En décembre 1969, l'Assemblée nationale sénégalaise adopte à l'unanimité une nouvelle constitution. Soumis à un référendum populaire en février, le texte est adopté à une majorité de 99,97 %.

Le système présidentiel est assoupli, mais il s'agit d'une simple réforme qui n'implique pas le retour au parlementarisme tel qu'il existait avant l'éviction de Mamadou Dia, en décembre 1962. Senghor a médité sur les méfaits du bicéphalisme et tient à conserver le contrôle total des affaires de l'État.

C'est le président de la République qui nomme le Premier ministre et celui-ci n'est responsable que devant lui. L'Assemblée nationale ne dispose que d'un simple droit de contrôle qui peut s'exercer par le mécanisme de la question de censure et non par celui de la question de confiance. D'autre part, le domaine réservé du chef de l'État est considérablement étendu.

Abdou Diouf, haut fonctionnaire âgé de trente-cinq ans, qui a déjà exercé des responsabilités ministérielles, devient Premier ministre. Grand commis connu pour sa loyauté à l'égard du chef de l'État, il représente la jeune technocratie sénégalaise.
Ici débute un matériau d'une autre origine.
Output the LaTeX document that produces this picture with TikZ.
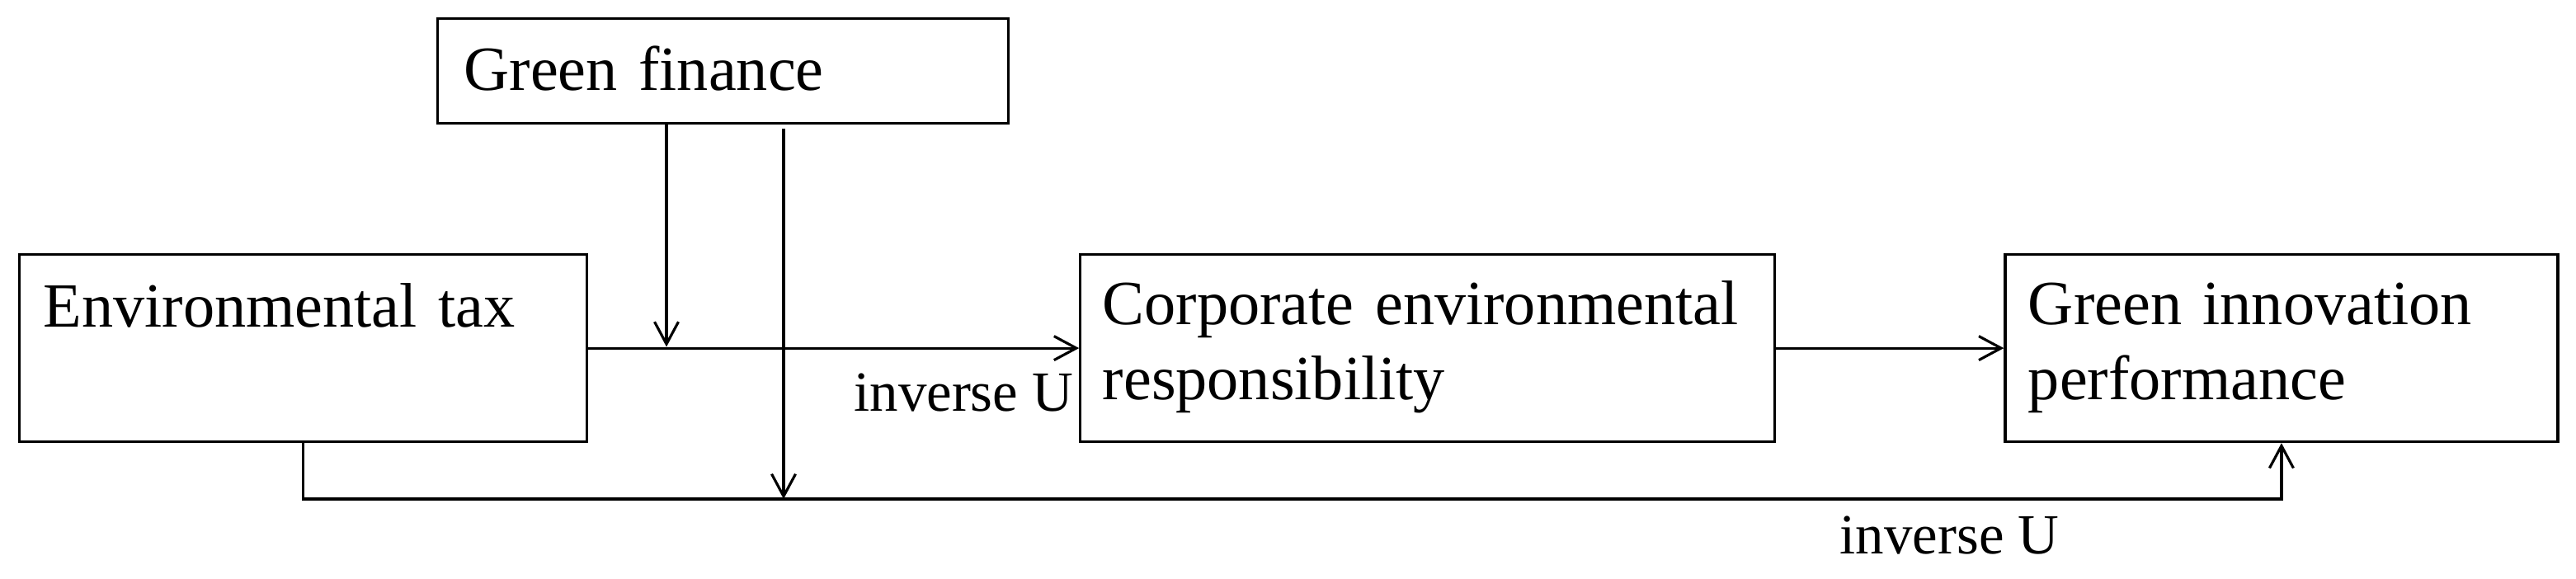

Sa nomination et le remaniement de l'équipe gouvernementale qui' l'accompagne soulignent combien les vieux leaders de la génération de l'indépendance sont disposés à faire une place à leurs cadets ; les deux tiers des portefeuilles sont détenus par des hommes de trente-cinq à quarante ans.

Comme dans le ministère précédent, le président de la République s'occupe directement de la Défense et des forces armées. L. Senghor, qui, grâce au loyalisme des militaires, a restauré l'ordre en maintes circonstances (Journal de l'année 1968-69), tient à garder la haute main sur la Défense nationale.

Le malaise paysan

Économiquement, la situation reste mauvaise. La dernière récolte d'arachides est la plus faible enregistrée depuis quatorze ans : 600 000 t d'arachides coques seront commercialisées ; le plan quadriennal prévoyait un tonnage de 1 100 000 t.

Cette chute brutale s'explique par la désaffection des masses rurales à l'égard d'un produit qui constitue la seule source importante d'exportation. Le prix payé au paysan est très faible, en dépit de cours mondiaux relativement élevés. Les estimations officielles les moins pessimistes font état d'un revenu annuel moyen de 6 700 francs CFA pour le paysan sénégalais (soit 134 F).

L'échec du système coopératif a contribué à rendre impopulaire la culture des arachides. En excluant de ce secteur de l'économie tous les commerçants et toutes les sociétés qui contrôlaient la traite pendant la période coloniale (dans l'intention de mettre un terme à certains abus), le gouvernement a livré le paysannat à l'arbitraire aveugle d'une machine étatique.

La part de l'arachide et des produits dérivés (huile, tourteaux, etc.) est trop importante pour que L. Senghor ne procède pas à une profonde réorganisation des coopératives. Le rétablissement de la confiance en milieu paysan est à ce prix.

Aux frontières méridionales

Comme la Tunisie et le Maroc pendant la guerre d'Algérie, le Sénégal sert aujourd'hui de terre d'asile à des nationalistes ou à des réfugiés fuyant certaines zones de combat. La lutte engagée en Guinée-Bissau par les maquisards du Parti africain pour l'indépendance de la Guinée et des îles du Cap-Vert (PAIGC) contre le gouvernement de Lisbonne, a de douloureux prolongements en territoire sénégalais.

En novembre et décembre 1969, les forces portugaises ayant bombardé le village sénégalais de Samine, les autorités de Dakar saisissent à deux reprises le Conseil de sécurité de l'ONU, qui « condamne avec sévérité » le Portugal.

Simultanément, le Sénégal renforce son dispositif de sécurité sur la frontière sénégalo-guinéenne, tandis qu'il maintient de discrets contacts avec les dirigeants portugais. La mise en place de plusieurs compagnies de l'armée sénégalaise dans la région de Ziguinchor, puis dans celle de Velingara limite beaucoup les possibilités d'action des maquisards guinéens. D'ailleurs, le foyer dont disposait, à Ziguinchor, le PAIGC est fermé en avril et seuls les hommes désarmés sont admis en territoire sénégalais.